What you have to do >>
Every line containing the word "this" needs to be found and copied.

(Records from a data source)
☆ ☆ ☆ ☆
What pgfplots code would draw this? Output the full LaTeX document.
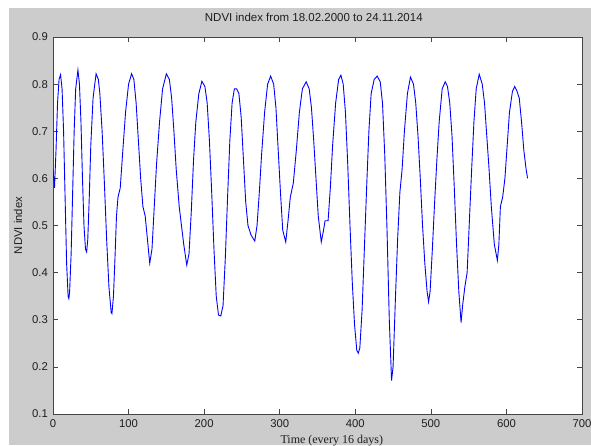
\documentclass[border=0pt]{standalone}
\usepackage{fontspec}
\setmainfont{Liberation Sans}
\newfontfamily\seriffont{Liberation Serif}
\usepackage{pgfplots}
\pgfplotsset{compat=1.18}
\definecolor{figgray}{RGB}{204,204,204}
\definecolor{axgray}{RGB}{70,70,70}
\definecolor{txtgray}{RGB}{30,30,30}
\definecolor{mblue}{RGB}{0,0,255}
\begin{document}
\begin{tikzpicture}
\clip (0,0) rectangle (591pt,445pt);
\fill[white] (0,0) rectangle (591pt,445pt);
\fill[figgray] (9pt,0) rectangle (591pt,437pt);
\begin{axis}[
  at={(53pt,31pt)}, anchor=south west,
  scale only axis, width=529pt, height=377pt,
  xmin=0, xmax=700, ymin=0.1, ymax=0.9,
  xtick={0,100,...,700},
  ytick={0.1,0.2,0.3,0.4,0.5,0.6,0.7,0.8,0.9},
  tick align=inside, major tick length=5pt,
  xtick pos=both, ytick pos=both,
  axis line style={axgray, line width=0.9pt},
  tick style={axgray, line width=0.7pt},
  axis background/.style={fill=white},
  /pgf/number format/assume math mode=true,
  tick label style={font=\fontsize{11.3}{13}\selectfont, text=txtgray},
  yticklabel style={/pgf/number format/fixed, /pgf/number format/precision=1, /pgf/number format/fixed zerofill, inner sep=0pt, anchor=east, xshift=-5pt},
  xticklabel style={inner sep=0pt, anchor=north, yshift=-5pt},
  title={NDVI index from 18.02.2000 to 24.11.2014},
  title style={at={(0.493,1)}, anchor=base, yshift=10pt, font=\fontsize{11.5}{13}\selectfont, text=txtgray, inner sep=0pt},
  xlabel={Time (every 16 days)},
  xlabel style={at={(0.527,0)}, anchor=base, yshift=-29pt, font=\seriffont\fontsize{12}{14}\selectfont, text=txtgray, inner sep=0pt},
  ylabel={NDVI index},
  ylabel style={at={(0,0.5)}, anchor=center, yshift=35pt, font=\fontsize{11.3}{13}\selectfont, text=txtgray, inner sep=0pt},
]
\addplot[mblue, line width=0.9pt] coordinates {
(0,0.62) (2,0.58) (4,0.66) (6,0.76) (8,0.81) (10,0.82) (12,0.79) (14,0.70) (16,0.56) (18,0.42) (20,0.35) (21,0.345) (22,0.36) (24,0.44) (26,0.57) (28,0.70) (30,0.79) (33,0.83) (35,0.80) (37,0.72) (39,0.60) (41,0.50) (43,0.45) (44.5,0.444) (46,0.47) (48,0.56) (50,0.67) (53,0.77) (57,0.822) (60,0.81) (62,0.78) (65,0.70) (68,0.59) (71,0.47) (74,0.37) (77,0.315) (78,0.313) (80,0.35) (82,0.43) (84,0.52) (86,0.56) (89,0.58) (92,0.65) (96,0.74) (100,0.80) (104,0.822) (107,0.81) (110,0.76) (113,0.68) (116,0.60) (119,0.54) (122,0.52) (125,0.47) (128,0.42) (131,0.45) (134,0.54) (137,0.63) (141,0.72) (145,0.79) (150,0.822) (154,0.81) (157,0.77) (160,0.70) (163,0.62) (167,0.54) (170,0.50) (173,0.46) (177,0.416) (180,0.44) (183,0.53) (186,0.64) (189,0.72) (193,0.78) (197,0.806) (201,0.795) (204,0.76) (207,0.68) (210,0.57) (213,0.45) (216,0.35) (219,0.31) (222,0.308) (225,0.33) (228,0.43) (231,0.56) (234,0.68) (237,0.76) (240,0.79) (243,0.79) (246,0.78) (249,0.73) (252,0.64) (255,0.55) (258,0.50) (262,0.48) (267,0.467) (270,0.50) (273,0.57) (276,0.65) (280,0.74) (284,0.80) (288,0.817) (292,0.80) (295,0.75) (298,0.66) (301,0.57) (304,0.49) (308,0.465) (311,0.51) (314,0.56) (318,0.59) (322,0.66) (326,0.74) (330,0.79) (335,0.805) (339,0.79) (342,0.75) (345,0.68) (348,0.60) (351,0.52) (355,0.465) (358,0.49) (360,0.51) (364,0.51) (367,0.58) (370,0.67) (374,0.76) (378,0.81) (381,0.819) (384,0.80) (387,0.74) (390,0.63) (393,0.50) (396,0.38) (399,0.29) (402,0.235) (404,0.229) (406,0.24) (409,0.32) (412,0.45) (415,0.58) (418,0.70) (421,0.78) (425,0.81) (429,0.817) (433,0.805) (436,0.76) (439,0.65) (442,0.49) (445,0.30) (448,0.171) (450,0.20) (453,0.34) (456,0.47) (459,0.57) (462,0.62) (465,0.70) (469,0.78) (473,0.815) (477,0.80) (480,0.76) (483,0.69) (486,0.60) (489,0.50) (492,0.42) (495,0.36) (497,0.338) (499,0.36) (502,0.45) (505,0.55) (508,0.64) (511,0.72) (515,0.79) (519,0.805) (522,0.795) (525,0.76) (528,0.69) (531,0.58) (534,0.46) (537,0.36) (540,0.294) (542,0.33) (545,0.37) (548,0.40) (551,0.51) (554,0.62) (557,0.72) (560,0.79) (564,0.821) (568,0.80) (571,0.76) (574,0.69) (577,0.62) (580,0.54) (584,0.46) (588,0.426) (590,0.46) (592,0.54) (595,0.56) (598,0.60) (601,0.67) (604,0.74) (608,0.785) (611,0.795) (614,0.785) (617,0.77) (620,0.72) (623,0.66) (626,0.62) (628,0.60)
};
\end{axis}
\end{tikzpicture}
\end{document}
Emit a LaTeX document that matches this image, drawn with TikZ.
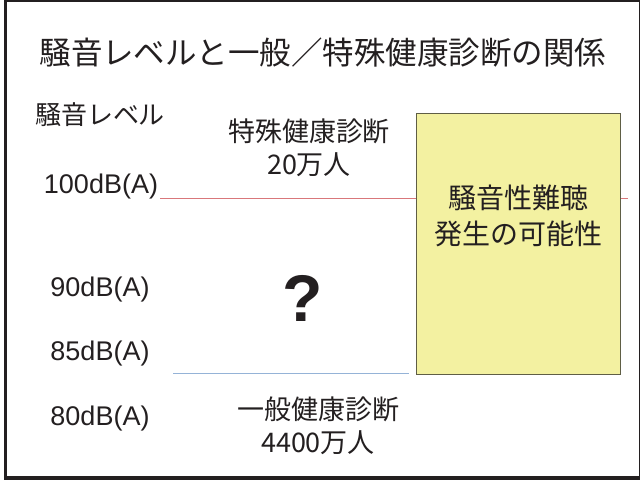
\documentclass[tikz,border=0pt]{standalone}
\usepackage{fontspec}
\setmainfont{Liberation Sans}
\newfontfamily\jpfont{Noto Sans CJK JP}
\usetikzlibrary{positioning}
\definecolor{boxyellow}{HTML}{F3F1A1}
\definecolor{boxedge}{HTML}{5F5E45}
\definecolor{limitred}{HTML}{D9777B}
\definecolor{limitblue}{HTML}{95B3D7}
\definecolor{inkdark}{HTML}{231F20}
\tikzset{
  title/.style={font=\jpfont\fontsize{31.5}{36}\selectfont, text=inkdark},
  level/.style={font=\fontsize{27}{30}\selectfont, text=inkdark, inner sep=0pt},
  exam/.style={font=\jpfont\fontsize{27}{33}\selectfont, text=inkdark, align=center, inner sep=0pt},
  risk/.style={rectangle, draw=boxedge, fill=boxyellow, line width=0.8pt,
    minimum width=204pt, minimum height=261pt},
  limit/.style={line width=1pt},
}
\begin{document}
\begin{tikzpicture}[x=1pt, y=-1pt]
  \useasboundingbox (0,0) rectangle (641,480);
  % frame
  \draw[inkdark, line width=1.2pt] (5,1) rectangle (639.5,477);
  \draw[inkdark, line width=3pt] (5,0) -- (5,478) -- (640,478);
  % title
  \node[title] (ttl) at (323,53) {騒音レベルと一般／特殊健康診断の関係};
  % level axis
  \node[exam, font=\jpfont\fontsize{26}{30}\selectfont] (axis) at (100,115) {騒音レベル};
  \node[level] (l100) at (101,187) {100dB(A)};
  \node[level] (l90) at (100,290) {90dB(A)};
  \node[level] (l85) at (100,354) {85dB(A)};
  \node[level] (l80) at (100,419) {80dB(A)};
  % limit lines (behind the box)
  \coordinate (redend) at (628,198);
  \coordinate (bluestart) at (173,373);
  \draw[limit, limitred] (160,198) -- (redend);
  \draw[limit, limitblue] (bluestart) -- (409,373) coordinate (blueend);
  % hearing-loss box
  \node[risk] (hl) at (518,243.5) {};
  \node[exam, font=\jpfont\fontsize{28}{36}\selectfont] (hltxt) at (518,216)
    {騒音性難聴\\発生の可能性};
  % exams
  \node[exam] (special) at (309,148) {特殊健康診断\\20万人};
  \node[font=\bfseries\fontsize{66}{66}\selectfont, text=inkdark] (q) at (303,298) {?};
  \node[exam] (general) at (318,426) {一般健康診断\\4400万人};
\end{tikzpicture}
\end{document}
☆ ☆ ☆ ☆
Reply to the exercise >>
What pgfplots code would draw this? Output the full LaTeX document.
Emit a LaTeX document that matches this image, drawn with TikZ.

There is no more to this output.